BacktoSchool, whichever theory book you do eventually buy, be careful not to make the mistake I made several years ago. While at Indiana University which has an excellent school of music, I decided to take advantage of that and check out the university book store.
My thinking was that a music school at the university level would have the very best theory books. So I bought one that was nice, thick and heavy believing I had purchased THE most complete theory book available. Plus it was nearly forty dollars, so it had to be good, right?
Well, guess what! This book was written for students who planned to play in symphonic orchestras. All the drills and examples were taken from Classical, Barogue and Romantic music. Much of it was in grand staff, meaning it had clefs for every instrument in the orchestra. Excerpts from the great composers were used.
And was it hard to understand, or what? It was so complex, I got bogged down early on and gave up on it. I ended up giving the book to my bass teacher at the time who played double bass in an orchestra.
In summation, there are a multitude of theory books available. If possible, go to a book store, open up the books, check and see if they are giving you what you want in a presentation that is comfortable for you.

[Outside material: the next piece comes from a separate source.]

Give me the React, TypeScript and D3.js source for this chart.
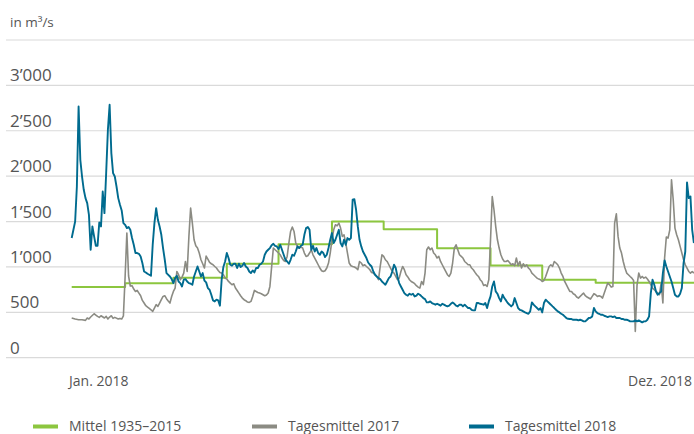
import React from "react";
import * as d3 from "d3";

const W = 694;
const H = 434;

const BLUE = "#006b8f";
const GRAY = "#8b8b83";
const GREEN = "#8cc63f";
const TEXT = "#555555";
const GRID = "#dadada";

const yTicks = [0, 500, 1000, 1500, 2000, 2500, 3000, 3500];
const yTickLabels = ["0", "500", "1’000", "1’500", "2’000", "2’500", "3’000", ""];
const xEndLabels = ["Jan. 2018", "Dez. 2018"];
const unitLabel = "in m³/s";

// Monthly mean 1935–2015 (Jan..Dec)
const monthMean = [780, 820, 880, 1035, 1250, 1500, 1415, 1205, 1015, 860, 825, 825];

// [day of year (0 = 1 Jan), daily mean m³/s]
const flow2017: [number, number][] = [
  [0,437],[2,426],[4,418],[6,418],[8,411],[9,437],[10,426],[11,448],[13,484],[14,470],[15,455],[16,444],[17,462],[19,437],[20,455],[21,426],[22,448],[23,462],[24,433],[25,444],[27,426],[28,433],[29,426],[30,460],[31,895],[32,1373],[33,900],[34,790],[35,793],[36,756],[37,730],[38,741],[39,712],[40,683],[41,631],[42,602],[43,573],[44,558],[45,543],[46,528],[47,510],[48,547],[49,584],[50,565],[51,602],[52,639],[53,675],[54,683],[55,650],[56,625],[57,602],[58,675],[59,730],[60,767],[61,950],[62,914],[63,859],[64,888],[65,932],[66,1060],[67,950],[68,1336],[69,1648],[70,1483],[71,1299],[72,1233],[73,1208],[74,1153],[75,1079],[76,1035],[77,988],[78,1120],[79,1087],[80,1049],[81,1035],[82,1024],[83,1005],[84,988],[85,961],[86,939],[87,932],[88,914],[89,877],[90,866],[91,840],[92,822],[93,804],[94,815],[95,767],[96,741],[97,712],[98,683],[99,657],[100,639],[101,628],[102,613],[103,609],[104,620],[105,675],[106,741],[107,730],[108,719],[109,712],[110,705],[111,694],[112,683],[113,690],[114,712],[115,785],[116,1000],[117,1208],[118,1189],[120,1153],[121,1134],[122,1098],[123,1071],[124,1060],[125,1116],[126,1263],[127,1391],[128,1439],[129,1391],[130,1263],[131,1226],[132,1208],[133,1219],[134,1208],[135,1153],[136,1116],[137,1123],[138,1153],[139,1189],[140,1134],[141,1098],[142,1060],[143,1024],[144,988],[145,958],[146,950],[147,958],[148,988],[149,1043],[150,1153],[151,1299],[152,1409],[153,1464],[154,1453],[155,1483],[156,1428],[157,1336],[158,1354],[159,1263],[160,1153],[161,1043],[162,1013],[163,1005],[164,999],[165,988],[166,969],[167,1060],[168,1043],[169,1013],[170,1024],[171,1005],[172,988],[173,969],[174,939],[175,932],[176,914],[177,895],[178,859],[179,1005],[180,1134],[181,1116],[182,1079],[183,1060],[184,1024],[185,988],[186,950],[187,932],[188,895],[189,859],[190,877],[191,950],[192,1005],[193,969],[194,914],[195,890],[196,859],[197,840],[198,829],[199,815],[200,793],[201,778],[202,767],[203,840],[204,804],[205,932],[206,1189],[207,1219],[208,1189],[209,1208],[210,1153],[211,1134],[212,1098],[213,1116],[214,1060],[215,1024],[216,988],[217,950],[218,914],[219,895],[220,932],[221,1043],[222,1208],[223,1244],[224,1189],[225,1134],[226,1116],[227,1098],[228,1060],[229,1043],[230,1024],[231,1024],[232,988],[233,969],[234,940],[235,914],[236,895],[237,859],[238,840],[239,795],[240,804],[241,785],[242,859],[243,1300],[244,1776],[245,1630],[246,1446],[247,1299],[248,1208],[249,1134],[250,1087],[251,1060],[252,1060],[253,1071],[254,1049],[255,1024],[256,1035],[257,1013],[258,1098],[259,1013],[260,1060],[261,988],[262,1035],[263,1005],[264,1024],[265,988],[266,969],[267,932],[268,914],[269,895],[270,877],[271,866],[272,859],[273,840],[274,851],[275,895],[276,950],[277,1005],[278,1024],[279,1005],[280,1060],[281,1043],[282,1024],[283,988],[284,932],[285,895],[286,840],[287,804],[288,767],[289,730],[290,730],[291,705],[292,694],[293,668],[294,657],[295,675],[296,694],[297,712],[298,683],[299,668],[300,657],[301,646],[302,675],[303,705],[304,694],[305,675],[306,683],[307,675],[308,657],[309,712],[310,767],[311,822],[312,805],[313,778],[314,785],[315,1483],[316,1585],[317,1336],[318,1208],[319,1153],[320,1060],[321,988],[322,932],[323,914],[324,895],[325,877],[326,850],[327,290],[328,800],[329,932],[330,877],[331,895],[332,877],[333,888],[334,866],[335,840],[336,804],[337,767],[338,749],[339,730],[340,712],[341,694],[342,822],[343,602],[344,1100],[345,1330],[346,1318],[347,1409],[348,1960],[349,1740],[350,1428],[351,1354],[352,1299],[353,1226],[354,1153],[355,1079],[356,1024],[357,988],[358,950],[359,932],[360,950],[361,932]
];

const flow2018: [number, number][] = [
  [0,1318],[2,1501],[3,1886],[4,2767],[5,2180],[6,1996],[7,1850],[8,1758],[9,1703],[10,1574],[11,1189],[12,1446],[13,1336],[14,1233],[15,1233],[16,1490],[17,1446],[18,1831],[19,1593],[20,2034],[21,2510],[22,2786],[23,2254],[24,2034],[25,1996],[26,1886],[27,1758],[28,1685],[29,1622],[30,1483],[31,1464],[32,1428],[33,1439],[34,1409],[35,1318],[36,1244],[37,1153],[38,1153],[39,1145],[40,1116],[41,1043],[42,950],[43,939],[44,925],[45,914],[46,903],[47,1244],[48,1483],[49,1648],[50,1519],[51,1446],[52,1354],[53,1208],[54,1079],[55,932],[57,895],[58,866],[59,822],[60,877],[61,903],[62,840],[63,822],[64,785],[65,859],[66,866],[67,840],[68,822],[69,815],[70,804],[71,895],[72,950],[73,1005],[74,950],[75,895],[76,932],[77,850],[78,830],[79,767],[80,749],[81,694],[82,631],[83,620],[84,639],[85,631],[86,573],[87,859],[88,1000],[89,1060],[90,1153],[91,1098],[92,1024],[93,1013],[94,1035],[95,1035],[96,988],[97,1035],[98,999],[99,1013],[100,1043],[101,1005],[102,988],[103,950],[104,932],[105,961],[106,939],[107,988],[108,988],[109,1024],[110,1035],[111,1060],[112,1134],[113,1170],[114,1189],[115,1208],[116,1240],[117,1255],[118,1233],[119,1226],[120,1197],[121,1244],[122,1189],[123,1134],[124,1079],[125,1060],[126,1035],[127,1079],[128,1134],[129,1123],[130,1170],[131,1226],[132,1208],[133,1233],[134,1244],[135,1354],[136,1428],[137,1439],[138,1409],[139,1189],[140,1233],[141,1170],[142,1208],[143,1153],[144,1134],[145,1170],[146,1153],[147,1109],[148,1134],[149,1208],[150,1299],[151,1373],[152,1263],[153,1299],[154,1354],[155,1409],[156,1263],[157,1226],[158,1299],[159,1244],[160,1318],[161,1299],[162,1318],[163,1740],[164,1747],[165,1630],[166,1446],[167,1299],[168,1226],[169,1170],[170,1134],[171,1098],[172,1049],[173,1024],[174,1005],[175,950],[176,914],[177,895],[178,877],[179,866],[180,840],[181,822],[182,804],[183,840],[184,877],[185,895],[186,950],[187,1024],[188,988],[189,895],[190,822],[191,785],[192,749],[193,712],[194,694],[195,683],[196,705],[197,694],[198,705],[199,675],[200,683],[201,705],[202,694],[203,675],[204,657],[205,646],[206,609],[207,609],[208,620],[209,602],[210,594],[211,584],[212,594],[213,584],[214,573],[215,594],[216,584],[217,573],[218,565],[219,573],[220,594],[221,609],[222,594],[223,573],[224,565],[225,584],[226,584],[227,565],[228,584],[229,565],[230,547],[231,547],[232,528],[233,521],[234,521],[235,602],[236,602],[237,594],[239,584],[240,602],[241,547],[242,620],[243,675],[244,785],[245,840],[246,730],[247,705],[248,657],[249,620],[250,694],[251,657],[252,631],[253,602],[254,584],[255,565],[256,584],[257,657],[258,602],[259,547],[260,528],[261,521],[262,510],[263,499],[264,492],[265,484],[266,510],[267,609],[268,584],[269,565],[270,547],[271,528],[272,547],[273,499],[274,602],[275,639],[276,620],[277,602],[278,584],[279,565],[280,547],[281,528],[282,510],[283,499],[284,484],[285,473],[286,455],[287,437],[288,429],[289,426],[290,426],[291,418],[292,418],[293,418],[294,411],[295,418],[296,411],[297,400],[298,400],[299,418],[300,437],[301,440],[302,455],[303,547],[304,510],[305,492],[306,484],[307,473],[308,473],[309,462],[310,455],[311,448],[312,455],[313,455],[314,448],[315,455],[316,437],[317,437],[318,437],[319,426],[320,426],[321,418],[322,418],[323,411],[324,400],[325,400],[326,400],[327,411],[328,400],[329,411],[330,400],[331,389],[332,400],[333,400],[334,418],[335,455],[336,712],[337,859],[338,804],[339,730],[340,694],[341,712],[342,730],[343,932],[344,1071],[345,1005],[346,950],[347,895],[348,840],[349,767],[350,694],[351,675],[352,675],[353,705],[354,767],[355,1043],[356,1170],[357,1931],[358,1758],[359,1776],[360,1409],[361,1263]
];

const legendItems = [
  { label: "Mittel 1935–2015", color: GREEN },
  { label: "Tagesmittel 2017", color: GRAY },
  { label: "Tagesmittel 2018", color: BLUE },
];

const FONT = "'Open Sans', 'DejaVu Sans', sans-serif";

const dayDate = (d: number) => new Date(Date.UTC(2018, 0, 1 + d));

export default function App() {
  const x = d3
    .scaleUtc()
    .domain([new Date(Date.UTC(2018, 0, 1)), new Date(Date.UTC(2019, 0, 1))])
    .range([71.7, 700.8]);
  const y = d3.scaleLinear().domain([0, 3500]).range([357.7, 40]);

  const flowLine = d3
    .line<[number, number]>()
    .x((d) => x(dayDate(d[0])))
    .y((d) => y(d[1]));

  const meanPts: [Date, number][] = monthMean.map((v, i) => [new Date(Date.UTC(2018, i, 1)), v]);
  meanPts.push([new Date(Date.UTC(2019, 0, 1)), monthMean[monthMean.length - 1]]);
  const meanLine = d3
    .line<[Date, number]>()
    .x((d) => x(d[0]))
    .y((d) => y(d[1]))
    .curve(d3.curveStepAfter);

  const legendX = [33, 252, 469];

  return (
    <div style={{ position: "absolute", left: 0, top: 0 }}>
      <svg width={W} height={H} style={{ display: "block", background: "#fff" }} fontFamily={FONT}>
        <defs>
          <clipPath id="plotClip">
            <rect x={0} y={0} width={W} height={H} />
          </clipPath>
        </defs>
        <text x={10} y={26.5} fontSize={13.5} fill={TEXT}>
          {unitLabel}
        </text>
        {yTicks.map((t, i) => (
          <g key={t}>
            <line x1={6} x2={W} y1={y(t)} y2={y(t)} stroke={GRID} strokeWidth={1.2} />
            {yTickLabels[i] && (
              <text x={10} y={y(t) - 4} fontSize={17} fill={TEXT}>
                {yTickLabels[i]}
              </text>
            )}
          </g>
        ))}
        <g clipPath="url(#plotClip)" fill="none" strokeLinejoin="round">
          <path d={meanLine(meanPts) || ""} stroke={GREEN} strokeWidth={2} />
          <path d={flowLine(flow2017) || ""} stroke={GRAY} strokeWidth={1.6} />
          <path d={flowLine(flow2018) || ""} stroke={BLUE} strokeWidth={1.9} />
        </g>
        <text x={69} y={386} fontSize={14} fill={TEXT}>
          {xEndLabels[0]}
        </text>
        <text x={692} y={386} fontSize={14} fill={TEXT} textAnchor="end">
          {xEndLabels[1]}
        </text>
        {legendItems.map((it, i) => (
          <g key={it.label}>
            <rect x={legendX[i]} y={424.5} width={25} height={4} fill={it.color} />
            <text x={legendX[i] + 36} y={430.5} fontSize={14} fill={TEXT}>
              {it.label}
            </text>
          </g>
        ))}
      </svg>
    </div>
  );
}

Two other things, if you do buy one that turns out to be too complex for your present level, keep it, because in a few more years you may find that you have progressed enough to understand it. And second, whatever book you buy, if you have questions, many people here can explain the concepts to you. Have fun.
Essential Bass Technique. Sorry, forget the author, but a very good introduction to the technical side of the instrument.
As a supplement, please consider adding "The Harvard Dictionary of Music."
I second the Mike Levin book
hey man im taking a music theory class and the book we use is really helpful. It covers more than just the bass, so if your only looking for a bass book this wont help as much as the others. It includes lots of different theory, beyond just sale memorization. It will help with any composing you try. Its called The Elements of Music by Ralph Turek, vol 1. Hope this helps.
Another vote for the Levin book. I think it gets bonus points for the "Don't even think about moving to New York without knowing these tunes" section.
Ed Friedlands Building Walking Bass Lines is a very good and informative book.
I second that. Plus I'll add that ANY book by Ed Friedland is an excellent tool for a bassist looking to expand his technique. Friedland also did a series of Bass Workshops for Bass Player magazine. They are worth checking out at:
Whoops! I forgot to mention that Ed Friedland has two books on walking bass lines. Though the first is an excelelnt introduction by itself, the second expands walking even further. Both books come with CDs, too. That is cool because you can then hear how the bass is supossed to sound.